For more than a decade, Canada’s relationship with Iran has existed in a deep freeze a diplomatic void shaped by sanctions, severed ties, and mutual distrust. Today, as mass protests shake Iran and the regime responds with brutal force, the consequences of that long-ago rupture are no longer abstract. They are painfully real for the thousands of Canadian citizens and permanent residents still inside the country, now being told to “leave now” not through an embassy door, but across a land border.
At least 3,000 Canadians are believed to be in Iran. With no Canadian embassy in Tehran and no diplomatic staff on the ground, Ottawa’s ability to help them is severely constrained. Instead, Canadians are being advised to cross into Turkey or Armenia, where they can finally access consular assistance. It’s a stark reminder of what the absence of diplomacy looks like when crisis hits: uncertainty, fear, and a reliance on third parties to do what your own government cannot.
This didn’t happen overnight.
Canada’s break with Iran dates back to 2010, when the Conservative government under Stephen Harper imposed sweeping sanctions over concerns about Iran’s nuclear ambitions. Two years later, Ottawa went further shutting down the Canadian embassy in Tehran, expelling Iranian diplomats from Canada, and formally cutting diplomatic ties. At the time, the decision was framed as a moral stand. Iran was accused of supporting terrorism, aiding Bashar al-Assad’s violent repression in Syria, and posing, in then–foreign affairs minister John Baird’s words, “the most significant threat to global peace and security.”
Those concerns were not imagined. Iran’s record on human rights, regional destabilization, and nuclear brinkmanship has long been troubling. But the decision to slam the door entirely came with a cost: Canada lost direct access, influence, and the basic ability to protect its citizens on Iranian soil.
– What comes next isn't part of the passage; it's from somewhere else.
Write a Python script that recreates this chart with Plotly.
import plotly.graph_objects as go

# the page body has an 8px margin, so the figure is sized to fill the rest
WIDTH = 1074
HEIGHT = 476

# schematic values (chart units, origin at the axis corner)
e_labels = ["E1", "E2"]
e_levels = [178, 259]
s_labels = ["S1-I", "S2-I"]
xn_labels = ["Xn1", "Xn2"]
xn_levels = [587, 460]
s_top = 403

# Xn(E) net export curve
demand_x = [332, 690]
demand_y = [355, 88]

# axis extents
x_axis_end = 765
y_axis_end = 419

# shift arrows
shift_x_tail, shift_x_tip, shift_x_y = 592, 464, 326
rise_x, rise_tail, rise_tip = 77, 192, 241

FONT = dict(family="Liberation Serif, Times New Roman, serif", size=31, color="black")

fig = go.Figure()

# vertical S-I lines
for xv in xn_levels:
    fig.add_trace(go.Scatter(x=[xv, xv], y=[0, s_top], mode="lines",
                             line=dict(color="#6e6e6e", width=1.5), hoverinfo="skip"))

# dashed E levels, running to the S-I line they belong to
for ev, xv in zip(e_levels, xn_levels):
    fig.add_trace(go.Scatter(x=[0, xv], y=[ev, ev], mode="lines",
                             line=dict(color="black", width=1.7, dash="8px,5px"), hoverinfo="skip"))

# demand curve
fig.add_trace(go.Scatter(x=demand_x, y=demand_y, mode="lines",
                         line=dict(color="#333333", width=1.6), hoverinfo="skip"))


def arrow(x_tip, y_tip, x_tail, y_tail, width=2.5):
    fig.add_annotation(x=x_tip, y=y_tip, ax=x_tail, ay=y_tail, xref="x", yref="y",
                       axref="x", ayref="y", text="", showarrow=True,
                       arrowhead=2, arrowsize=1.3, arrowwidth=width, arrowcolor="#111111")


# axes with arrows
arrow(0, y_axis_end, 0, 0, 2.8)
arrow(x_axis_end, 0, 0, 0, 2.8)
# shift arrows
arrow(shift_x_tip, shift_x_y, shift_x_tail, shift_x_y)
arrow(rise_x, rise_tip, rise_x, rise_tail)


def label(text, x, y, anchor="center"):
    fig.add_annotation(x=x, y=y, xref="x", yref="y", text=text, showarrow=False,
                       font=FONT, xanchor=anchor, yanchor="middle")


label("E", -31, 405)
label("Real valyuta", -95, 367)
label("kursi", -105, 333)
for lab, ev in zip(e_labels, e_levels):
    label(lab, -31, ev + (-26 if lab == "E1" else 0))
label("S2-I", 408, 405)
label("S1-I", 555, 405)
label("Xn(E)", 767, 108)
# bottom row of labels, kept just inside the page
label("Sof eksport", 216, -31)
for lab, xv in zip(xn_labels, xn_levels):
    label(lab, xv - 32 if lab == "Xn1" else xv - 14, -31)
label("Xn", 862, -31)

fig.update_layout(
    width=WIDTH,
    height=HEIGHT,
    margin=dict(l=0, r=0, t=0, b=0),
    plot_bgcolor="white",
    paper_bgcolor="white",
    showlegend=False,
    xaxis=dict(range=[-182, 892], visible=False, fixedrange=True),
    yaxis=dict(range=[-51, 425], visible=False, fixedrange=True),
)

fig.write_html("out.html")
Italy stepped in as a “protecting power,” but such arrangements are, by nature, limited and imperfect.
There was a brief moment when it seemed relations might thaw. In 2015, the election of Justin Trudeau’s Liberal government coincided with the signing of the Iran nuclear deal, the JCPOA. Canada lifted some sanctions and spoke of renewing ties, cautiously acknowledging progress on nuclear restrictions. Yet that opening was fragile, and it collapsed quickly after the United States withdrew from the deal under Donald Trump in 2018.
Tensions escalated further in 2020 with the killing of Iranian general Qassem Soleimani and, days later, Iran’s downing of Ukraine International Airlines Flight 752 a tragedy that killed 176 people, including 55 Canadian citizens and 30 permanent residents. For many Canadians, that moment permanently shattered any remaining trust. Accountability from Tehran was slow, defensive, and deeply unsatisfying.
Then came the death of Mahsa Amini in 2022 and the protests that followed. Her killing became a symbol of a regime that polices women’s bodies and crushes dissent with violence. Canada responded forcefully, imposing new sanctions, naming a street after Amini in Ottawa, and later designating the Islamic Revolutionary Guard Corps as a terrorist organization. Tehran, in turn, escalated rhetorically, even labeling the Royal Canadian Navy a terrorist entity.
Now, with fresh protests and reports of more than 2,000 people killed, Canada once again condemns Iran’s “bloodthirsty” repression but condemnation is about all it can offer. Without diplomats on the ground, consular help is “extremely limited.” Airlines have suspended flights. Citizens are told to flee overland if they can, and to call an emergency number in Ottawa if they cannot.
This is the paradox Canada now faces. Cutting ties with Iran may have been morally satisfying and politically defensible, but it has left ordinary Canadians dangerously exposed in moments like this. Diplomacy is not an endorsement of a regime’s actions; it is a tool one that becomes most valuable when things go wrong.
As Iran burns and Canadians scramble for safety, we are forced to confront an uncomfortable truth: when diplomacy collapses, it is not governments that suffer first. It is citizens.